- Born: 1955 (age 70–71) Las Vegas, Nevada
- Education: California State University Los Angeles; Idyllwild School of Music and the Arts;
- Known for: Chicano Art
- Spouse: Carlos Almaraz

= Elsa Flores =

American painter

Elsa Flores (born 1955 in Las Vegas, Nevada) is a well known Chicana street artist. Her mother's name was Maria Valenzuela and she was originally from a small village called San Javier located in Sinaloa, Mexico. She is one of the best known members of the Chicano street art movement.

==Early life ==
Elsa Flores demonstrated interest in arts from a very young age. She grew up on Los Angeles' east side, where Chicanos comprise a large percentage of the state's population. While a high school student, Flores received a scholarship to attend the Idyllwild School of Music and the Arts. She then studied photography at California State University Los Angeles and afterwards enrolled at the Art Center College of Design in Pasadena, where she focused on her drafting skills. While at the Art Center, she taught art and music education at Plaza de la Raza with artist Carlos Almaraz and Louie Pérez and David Hidalgo of Los Lobos. Flores occasionally performed in Los Lobos, as well as in the punk band The Knuckleheads formed with Pérez and Hildago. The latter band mixed electronic instruments with the accordion, violin and flute.

==Career as an artist==
Flores began to gain recognition for her paintings, which have been exhibited around the world, during the 1970s. She met Carlos Almaraz in 1974, a fellow Chicano who was part of the early Chicano street art movement. Almaraz was a member of the famed Los Four artist collective. Elsa Flores and Carlos Almaraz eventually married in 1981, and had a daughter named Maya in 1983. The couple collaborated on one of the most famed Chicano murals, the California Dreamscape. While Almaraz was already an icon among Chicanos because of his murals across California (as part of Los Four and as a solo artist), "California Dreamscape" helped Flores become an icon herself among Chicano artists. The 15' x 70' California Dreamscape mural was commissioned by the California Arts Council and is exhibited at the Reagan State Building on 3rd and Spring Street in downtown Los Angeles.

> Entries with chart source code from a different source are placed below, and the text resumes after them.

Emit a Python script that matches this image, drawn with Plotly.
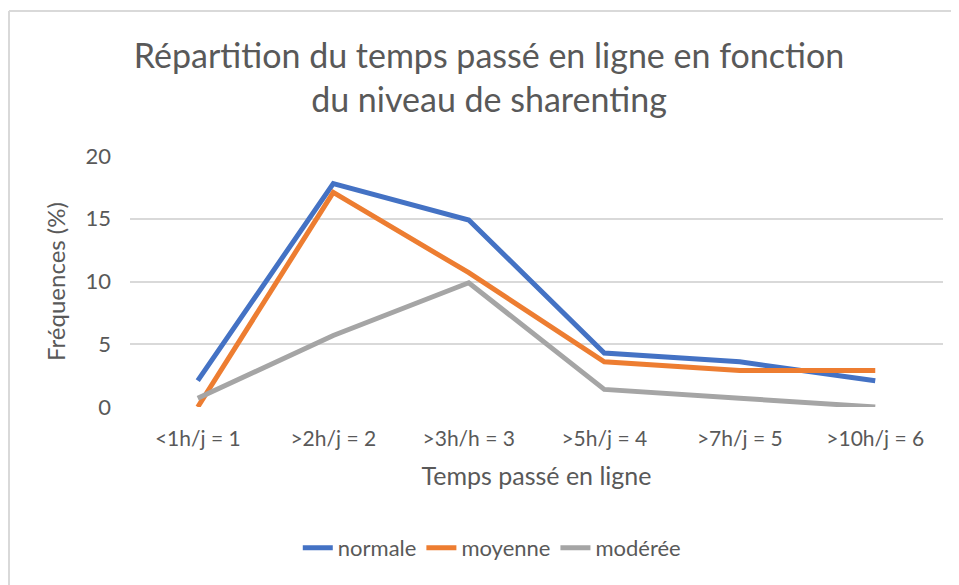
import plotly.graph_objects as go

categories = ["<1h/j = 1", ">2h/j = 2", ">3h/h = 3", ">5h/j = 4", ">7h/j = 5", ">10h/j = 6"]
normale = [2.1, 17.8, 14.9, 4.3, 3.6, 2.1]
moyenne = [0.0, 17.1, 10.7, 3.6, 2.9, 2.9]
moderee = [0.7, 5.7, 9.9, 1.4, 0.7, 0.0]
series_names = ["normale", "moyenne", "modérée"]
colors = ["#4472C4", "#ED7D31", "#A5A5A5"]

# page has an 8px body margin; figure coordinates are page coordinates - 8
OFF = 8
W, H = 951, 577
L, R, T, B = 122, 16, 148, 178
pw, ph = W - L - R, H - T - B

fig = go.Figure()
for name, vals, col in zip(series_names, [normale, moyenne, moderee], colors):
    fig.add_trace(go.Scatter(
        x=list(range(len(categories))), y=vals, name=name, mode="lines",
        line=dict(color=col, width=5), cliponaxis=False,
    ))

font_family = "Lato, 'Open Sans', sans-serif"
txt = "#595959"


def px_to_paper_x(px):
    return (px - OFF - L) / pw


def px_to_paper_y(py):
    return (H - B - (py - OFF)) / ph


fig.add_shape(type="line", xref="paper", yref="paper",
              x0=px_to_paper_x(9), x1=px_to_paper_x(W + 20),
              y0=px_to_paper_y(11), y1=px_to_paper_y(11),
              line=dict(color="#D9D9D9", width=2))
fig.add_shape(type="line", xref="paper", yref="paper",
              x0=px_to_paper_x(9), x1=px_to_paper_x(9),
              y0=px_to_paper_y(11), y1=px_to_paper_y(H + 20),
              line=dict(color="#D9D9D9", width=2))

fig.update_layout(
    width=W, height=H,
    margin=dict(l=L, r=R, t=T, b=B),
    paper_bgcolor="white", plot_bgcolor="white",
    font=dict(family=font_family, color=txt),
    title=dict(
        text="Répartition du temps passé en ligne en fonction<br>du niveau de sharenting",
        x=481 / W, xanchor="center", y=1 - 60 / H, yanchor="middle",
        font=dict(size=34, color=txt, family=font_family),
    ),
    xaxis=dict(
        tickmode="array", tickvals=list(range(len(categories))), ticktext=categories,
        range=[-0.5, len(categories) - 0.5],
        showgrid=False, zeroline=False, showline=False, ticks="",
        tickfont=dict(size=21, color=txt), ticklabelstandoff=17,
        title=dict(text="Temps passé en ligne", font=dict(size=25, color=txt), standoff=18),
    ),
    yaxis=dict(
        range=[0, 20], tickvals=[0, 5, 10, 15, 20],
        showgrid=True, gridcolor="#D9D9D9", gridwidth=2,
        zeroline=False, showline=False, ticks="",
        tickfont=dict(size=22, color=txt), ticklabelstandoff=18,
        title=dict(text="Fréquences (%)", font=dict(size=24, color=txt), standoff=13),
    ),
    legend=dict(
        orientation="h", x=0.445, xanchor="center", y=px_to_paper_y(548), yanchor="middle",
        font=dict(size=22, color=txt), tracegroupgap=0,
        bgcolor="rgba(0,0,0,0)",
    ),
    showlegend=True,
)

fig.write_html("out.html")
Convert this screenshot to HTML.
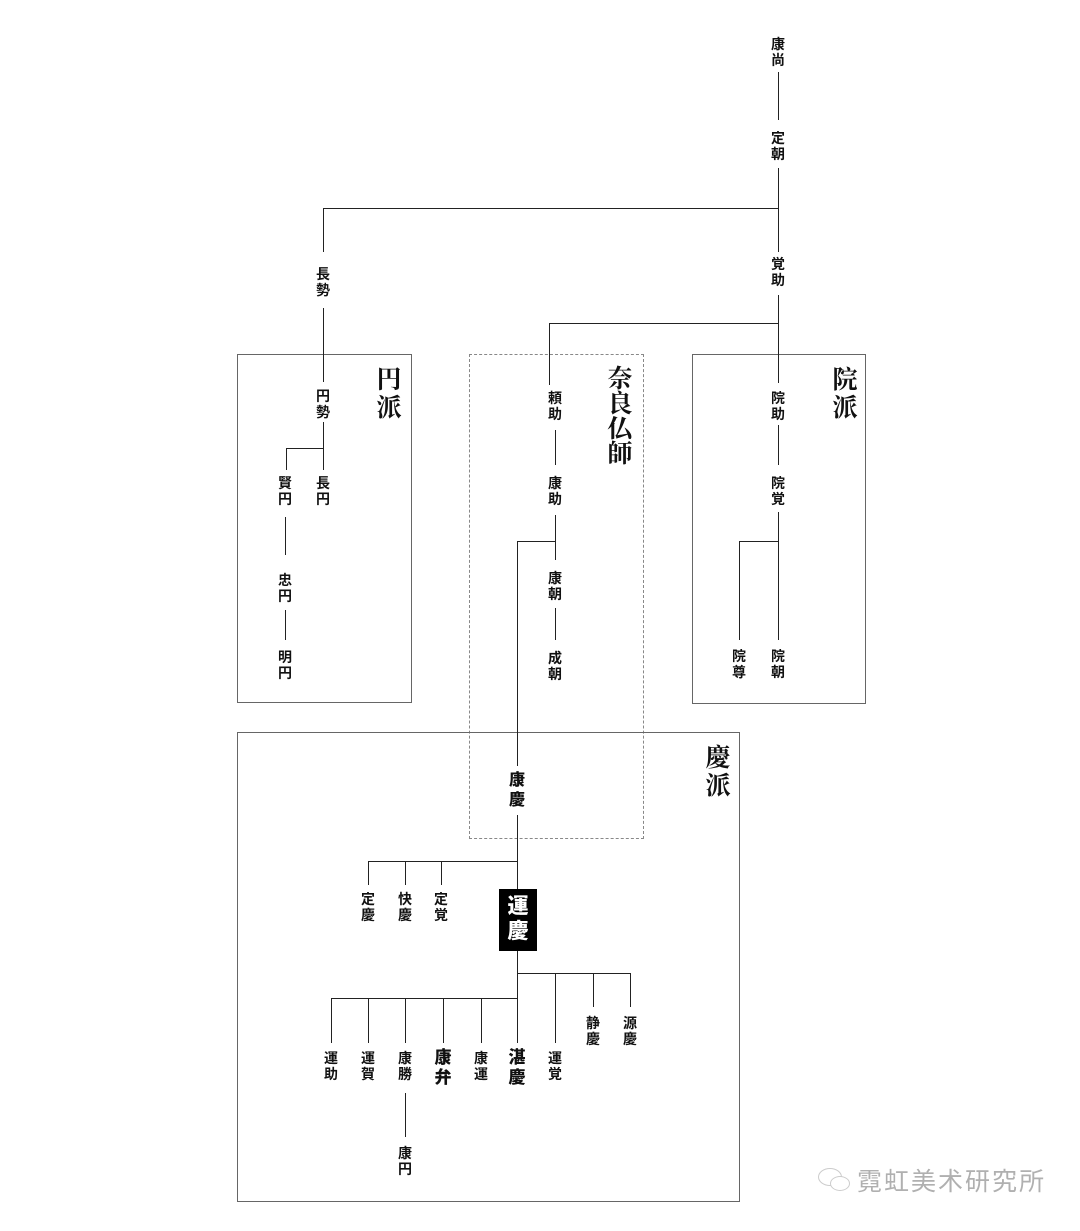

In the celebratory year leading up to the Los Angeles bicentennial, Flores, Pérez and other artists collaborated to complicate the celebrations. Together with Pérez, Flores produced a multimedia event at Los Angeles Contemporary Exhibitions, which took place on September 5, 1980. Electric guitar, recordings played on tape recorders, and participants yelling at the audience were features of the event. In a related action, she photographed Pérez as "Screwy Louie" carrying a cross through the Second Street Tunnel. In 1983, she participated in the exhibition, Con Cariño: Photos of Another America, held at the University of Erlangen–Nuremberg, West Ger-many; this was the first showcase of Chicanx photography ever organized.

Carlos Almaraz was diagnosed with AIDS during the 1980s, eventually leading to his death. After his death, Flores' fame continued to grow. Her paintings have been shown, to critical acclaim, in museums and art houses in places such as Hawaii, New York City and Mexico. She has had solo exhibitions in New Mexico and in Los Angeles. Many of her other exhibitions have been group exhibitions where her paintings have been showcased alongside those of other famous artists.